>>>>

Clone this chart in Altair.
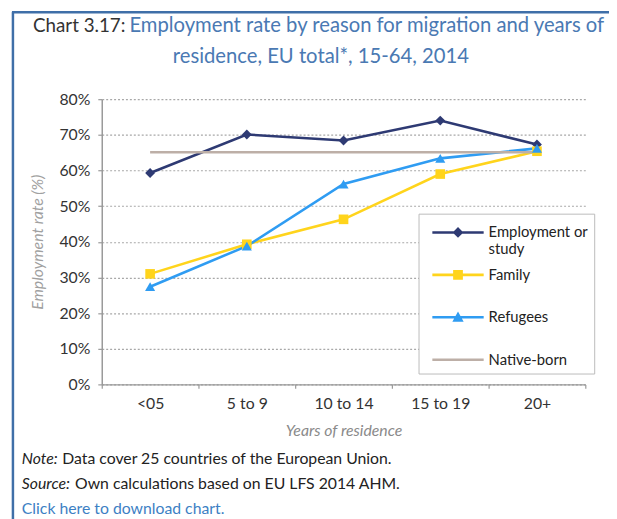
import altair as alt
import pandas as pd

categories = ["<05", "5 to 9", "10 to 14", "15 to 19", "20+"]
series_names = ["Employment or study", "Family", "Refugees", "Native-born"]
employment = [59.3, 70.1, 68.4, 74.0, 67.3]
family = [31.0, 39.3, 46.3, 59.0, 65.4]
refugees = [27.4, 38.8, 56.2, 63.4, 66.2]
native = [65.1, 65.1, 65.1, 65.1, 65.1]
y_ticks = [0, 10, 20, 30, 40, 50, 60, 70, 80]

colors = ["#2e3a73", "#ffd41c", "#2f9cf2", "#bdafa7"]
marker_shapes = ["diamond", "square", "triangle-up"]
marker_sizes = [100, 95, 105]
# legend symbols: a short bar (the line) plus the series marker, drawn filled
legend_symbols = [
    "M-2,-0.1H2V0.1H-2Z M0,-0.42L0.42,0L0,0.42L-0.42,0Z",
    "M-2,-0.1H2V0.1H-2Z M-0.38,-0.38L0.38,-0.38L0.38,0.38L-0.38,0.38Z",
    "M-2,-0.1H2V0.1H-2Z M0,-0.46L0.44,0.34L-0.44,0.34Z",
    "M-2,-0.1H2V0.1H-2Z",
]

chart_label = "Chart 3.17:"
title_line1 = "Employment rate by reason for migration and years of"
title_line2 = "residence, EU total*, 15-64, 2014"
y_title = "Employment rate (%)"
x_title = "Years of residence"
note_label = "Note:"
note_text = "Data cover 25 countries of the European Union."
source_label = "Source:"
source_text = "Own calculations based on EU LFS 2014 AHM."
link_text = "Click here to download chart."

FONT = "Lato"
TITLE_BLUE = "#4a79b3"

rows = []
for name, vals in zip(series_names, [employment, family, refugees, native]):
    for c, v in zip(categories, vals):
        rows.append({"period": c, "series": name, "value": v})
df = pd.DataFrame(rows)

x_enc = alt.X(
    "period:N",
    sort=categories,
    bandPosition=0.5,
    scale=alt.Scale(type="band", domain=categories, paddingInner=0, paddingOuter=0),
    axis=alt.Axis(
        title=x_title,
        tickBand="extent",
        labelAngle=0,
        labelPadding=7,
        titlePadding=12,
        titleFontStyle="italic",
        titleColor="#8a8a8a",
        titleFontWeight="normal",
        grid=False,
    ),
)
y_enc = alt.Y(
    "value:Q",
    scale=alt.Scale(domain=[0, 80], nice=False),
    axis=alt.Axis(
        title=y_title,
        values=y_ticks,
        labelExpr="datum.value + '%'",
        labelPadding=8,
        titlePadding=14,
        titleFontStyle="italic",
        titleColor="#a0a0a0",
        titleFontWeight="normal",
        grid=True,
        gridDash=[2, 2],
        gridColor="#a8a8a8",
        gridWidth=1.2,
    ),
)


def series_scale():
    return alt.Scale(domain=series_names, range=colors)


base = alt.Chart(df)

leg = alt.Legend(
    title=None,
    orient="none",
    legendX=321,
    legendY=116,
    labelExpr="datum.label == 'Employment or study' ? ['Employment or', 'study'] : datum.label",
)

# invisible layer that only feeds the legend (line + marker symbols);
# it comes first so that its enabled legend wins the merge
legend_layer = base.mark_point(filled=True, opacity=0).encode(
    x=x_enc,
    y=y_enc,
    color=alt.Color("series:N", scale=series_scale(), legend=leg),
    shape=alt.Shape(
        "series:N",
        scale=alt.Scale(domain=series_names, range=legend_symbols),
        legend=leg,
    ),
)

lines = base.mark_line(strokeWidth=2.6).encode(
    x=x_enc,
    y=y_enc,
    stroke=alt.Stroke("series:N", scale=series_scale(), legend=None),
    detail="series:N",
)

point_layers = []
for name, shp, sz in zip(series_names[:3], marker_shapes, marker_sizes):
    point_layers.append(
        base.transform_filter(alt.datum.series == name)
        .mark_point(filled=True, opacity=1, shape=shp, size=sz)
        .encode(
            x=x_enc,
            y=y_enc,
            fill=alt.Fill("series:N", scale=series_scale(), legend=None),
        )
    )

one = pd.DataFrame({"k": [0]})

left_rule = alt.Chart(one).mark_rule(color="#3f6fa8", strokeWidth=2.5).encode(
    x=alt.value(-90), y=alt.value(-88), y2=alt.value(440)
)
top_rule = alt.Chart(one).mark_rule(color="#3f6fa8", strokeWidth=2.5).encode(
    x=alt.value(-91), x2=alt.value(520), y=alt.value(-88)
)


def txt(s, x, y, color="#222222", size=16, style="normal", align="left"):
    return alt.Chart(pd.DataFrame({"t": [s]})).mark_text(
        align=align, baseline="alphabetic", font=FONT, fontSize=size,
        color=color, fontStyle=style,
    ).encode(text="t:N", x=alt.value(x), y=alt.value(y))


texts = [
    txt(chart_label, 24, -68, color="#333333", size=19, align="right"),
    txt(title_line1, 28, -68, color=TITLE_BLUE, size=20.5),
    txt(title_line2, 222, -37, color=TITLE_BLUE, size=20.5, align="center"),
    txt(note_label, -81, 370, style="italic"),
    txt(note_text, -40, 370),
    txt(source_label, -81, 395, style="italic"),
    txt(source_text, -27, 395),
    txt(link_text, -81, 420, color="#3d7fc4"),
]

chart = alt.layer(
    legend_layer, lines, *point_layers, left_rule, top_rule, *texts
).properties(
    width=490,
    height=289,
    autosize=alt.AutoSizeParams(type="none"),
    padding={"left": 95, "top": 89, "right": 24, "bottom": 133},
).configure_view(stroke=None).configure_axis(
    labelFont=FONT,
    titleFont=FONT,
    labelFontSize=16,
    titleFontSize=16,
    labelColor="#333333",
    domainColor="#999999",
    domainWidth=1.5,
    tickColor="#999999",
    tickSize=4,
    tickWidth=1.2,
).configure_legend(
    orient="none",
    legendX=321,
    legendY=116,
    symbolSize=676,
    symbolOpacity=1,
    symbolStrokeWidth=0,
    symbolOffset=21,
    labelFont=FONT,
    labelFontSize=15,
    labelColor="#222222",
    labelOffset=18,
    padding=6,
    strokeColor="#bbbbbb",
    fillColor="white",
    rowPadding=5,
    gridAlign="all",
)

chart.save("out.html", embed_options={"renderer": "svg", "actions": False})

<<<<

Task description: Write out the listing word for word, omitting the pictures it holds.

Task output:
Clone this chart in Altair.
import altair as alt
import pandas as pd

categories = ["<05", "5 to 9", "10 to 14", "15 to 19", "20+"]
series_names = ["Employment or study", "Family", "Refugees", "Native-born"]
employment = [59.3, 70.1, 68.4, 74.0, 67.3]
family = [31.0, 39.3, 46.3, 59.0, 65.4]
refugees = [27.4, 38.8, 56.2, 63.4, 66.2]
native = [65.1, 65.1, 65.1, 65.1, 65.1]
y_ticks = [0, 10, 20, 30, 40, 50, 60, 70, 80]

colors = ["#2e3a73", "#ffd41c", "#2f9cf2", "#bdafa7"]
marker_shapes = ["diamond", "square", "triangle-up"]
marker_sizes = [100, 95, 105]
# legend symbols: a short bar (the line) plus the series marker, drawn filled
legend_symbols = [
    "M-2,-0.1H2V0.1H-2Z M0,-0.42L0.42,0L0,0.42L-0.42,0Z",
    "M-2,-0.1H2V0.1H-2Z M-0.38,-0.38L0.38,-0.38L0.38,0.38L-0.38,0.38Z",
    "M-2,-0.1H2V0.1H-2Z M0,-0.46L0.44,0.34L-0.44,0.34Z",
    "M-2,-0.1H2V0.1H-2Z",
]

chart_label = "Chart 3.17:"
title_line1 = "Employment rate by reason for migration and years of"
title_line2 = "residence, EU total*, 15-64, 2014"
y_title = "Employment rate (%)"
x_title = "Years of residence"
note_label = "Note:"
note_text = "Data cover 25 countries of the European Union."
source_label = "Source:"
source_text = "Own calculations based on EU LFS 2014 AHM."
link_text = "Click here to download chart."

FONT = "Lato"
TITLE_BLUE = "#4a79b3"

rows = []
for name, vals in zip(series_names, [employment, family, refugees, native]):
    for c, v in zip(categories, vals):
        rows.append({"period": c, "series": name, "value": v})
df = pd.DataFrame(rows)

x_enc = alt.X(
    "period:N",
    sort=categories,
    bandPosition=0.5,
    scale=alt.Scale(type="band", domain=categories, paddingInner=0, paddingOuter=0),
    axis=alt.Axis(
        title=x_title,
        tickBand="extent",
        labelAngle=0,
        labelPadding=7,
        titlePadding=12,
        titleFontStyle="italic",
        titleColor="#8a8a8a",
        titleFontWeight="normal",
        grid=False,
    ),
)
y_enc = alt.Y(
    "value:Q",
    scale=alt.Scale(domain=[0, 80], nice=False),
    axis=alt.Axis(
        title=y_title,
        values=y_ticks,
        labelExpr="datum.value + '%'",
        labelPadding=8,
        titlePadding=14,
        titleFontStyle="italic",
        titleColor="#a0a0a0",
        titleFontWeight="normal",
        grid=True,
        gridDash=[2, 2],
        gridColor="#a8a8a8",
        gridWidth=1.2,
    ),
)


def series_scale():
    return alt.Scale(domain=series_names, range=colors)


base = alt.Chart(df)

leg = alt.Legend(
    title=None,
    orient="none",
    legendX=321,
    legendY=116,
    labelExpr="datum.label == 'Employment or study' ? ['Employment or', 'study'] : datum.label",
)

# invisible layer that only feeds the legend (line + marker symbols);
# it comes first so that its enabled legend wins the merge
legend_layer = base.mark_point(filled=True, opacity=0).encode(
    x=x_enc,
    y=y_enc,
    color=alt.Color("series:N", scale=series_scale(), legend=leg),
    shape=alt.Shape(
        "series:N",
        scale=alt.Scale(domain=series_names, range=legend_symbols),
        legend=leg,
    ),
)

lines = base.mark_line(strokeWidth=2.6).encode(
    x=x_enc,
    y=y_enc,
    stroke=alt.Stroke("series:N", scale=series_scale(), legend=None),
    detail="series:N",
)

point_layers = []
for name, shp, sz in zip(series_names[:3], marker_shapes, marker_sizes):
    point_layers.append(
        base.transform_filter(alt.datum.series == name)
        .mark_point(filled=True, opacity=1, shape=shp, size=sz)
        .encode(
            x=x_enc,
            y=y_enc,
            fill=alt.Fill("series:N", scale=series_scale(), legend=None),
        )
    )

one = pd.DataFrame({"k": [0]})

left_rule = alt.Chart(one).mark_rule(color="#3f6fa8", strokeWidth=2.5).encode(
    x=alt.value(-90), y=alt.value(-88), y2=alt.value(440)
)
top_rule = alt.Chart(one).mark_rule(color="#3f6fa8", strokeWidth=2.5).encode(
    x=alt.value(-91), x2=alt.value(520), y=alt.value(-88)
)


def txt(s, x, y, color="#222222", size=16, style="normal", align="left"):
    return alt.Chart(pd.DataFrame({"t": [s]})).mark_text(
        align=align, baseline="alphabetic", font=FONT, fontSize=size,
        color=color, fontStyle=style,
    ).encode(text="t:N", x=alt.value(x), y=alt.value(y))


texts = [
    txt(chart_label, 24, -68, color="#333333", size=19, align="right"),
    txt(title_line1, 28, -68, color=TITLE_BLUE, size=20.5),
    txt(title_line2, 222, -37, color=TITLE_BLUE, size=20.5, align="center"),
    txt(note_label, -81, 370, style="italic"),
    txt(note_text, -40, 370),
    txt(source_label, -81, 395, style="italic"),
    txt(source_text, -27, 395),
    txt(link_text, -81, 420, color="#3d7fc4"),
]

chart = alt.layer(
    legend_layer, lines, *point_layers, left_rule, top_rule, *texts
).properties(
    width=490,
    height=289,
    autosize=alt.AutoSizeParams(type="none"),
    padding={"left": 95, "top": 89, "right": 24, "bottom": 133},
).configure_view(stroke=None).configure_axis(
    labelFont=FONT,
    titleFont=FONT,
    labelFontSize=16,
    titleFontSize=16,
    labelColor="#333333",
    domainColor="#999999",
    domainWidth=1.5,
    tickColor="#999999",
    tickSize=4,
    tickWidth=1.2,
).configure_legend(
    orient="none",
    legendX=321,
    legendY=116,
    symbolSize=676,
    symbolOpacity=1,
    symbolStrokeWidth=0,
    symbolOffset=21,
    labelFont=FONT,
    labelFontSize=15,
    labelColor="#222222",
    labelOffset=18,
    padding=6,
    strokeColor="#bbbbbb",
    fillColor="white",
    rowPadding=5,
    gridAlign="all",
)

chart.save("out.html", embed_options={"renderer": "svg", "actions": False})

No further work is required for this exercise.